Mass in B Minor
Saturday 17 December 2016, Wiltshire Music Centre, Bradford on Avon
For director Keith Bennett’s swan song after 33 years at the helm, and also to celebrate 40 years of the Paragon Singers, the choir is performing Bach’s Mass in B minor with Florilegium, world-renowned exponents of Bach’s music. Completed the year before the composer’s death the piece is a monument of Western music: from the memorable opening five bars both listener and performer are taken on an intense musical journey. The composing of the Mass dominated the last years of Bach’s life – so much so that he neglected other projects in order to complete it – and is a complex re-working of existing material and newly composed music. The sheer scale of the piece with its four, five, six and eight-part writing for chorus, interwoven with lyrical solo and duet arias, makes this a musical tour de force, unforgettable for both performers and audience.
Review by Antony Corfe
What a grand and wonderful conclusion to Keith Bennett’s Directorship of the Paragon Singers. Memorable in every sense, especially with the underlying orchestral richness of Florilegium and soloists Faye Newton, Jane Hunt, Russell Harcourt, Mark Dobell and Craig Bissex. Little wonder the ecstatic applause from a full house.

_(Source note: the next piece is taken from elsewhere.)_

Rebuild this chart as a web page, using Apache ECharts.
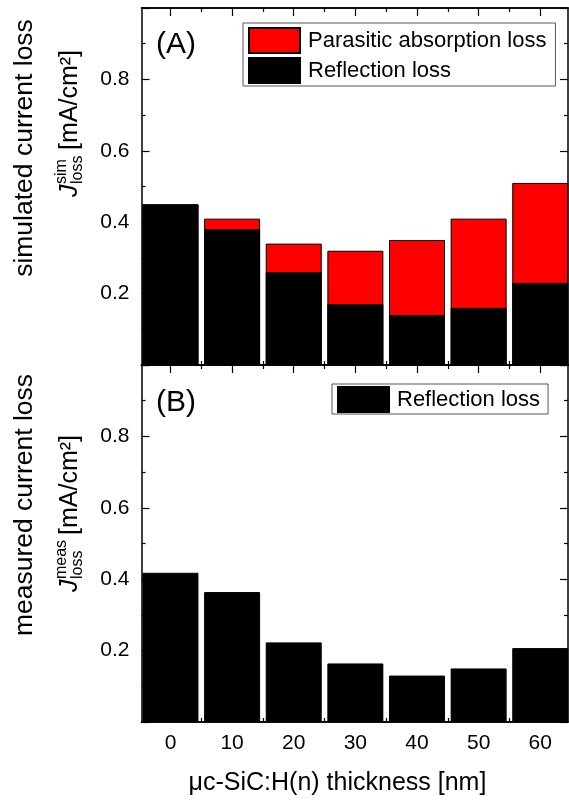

Impressive throughout was the choir’s attention to detail giving clarity and spaciousness to the individual leads in complex fugal patterns and the finely measured and consistent articulation.
The richness of sound and structure continued from start to finish, each movement clearly owning and presenting its own particular message. We were lead into this huge work by a magnificent solemnity in the first three utterances of Kyrie followed then by the amazing density of the five-part Kyrie eleison. Two more movements stood out in a way I’d never experienced before. One was the swaying, pealing-bells effect of the Sanctus, underpinned by the basses with their Domine Deus Sabaoth. The other was the way the final movement Dona nobis pacem grew from a quiet almost contemplative corollary to the alto solo Agnus Dei, to a mighty conclusion upheld by thunderously percussive timpani. It was marvellous.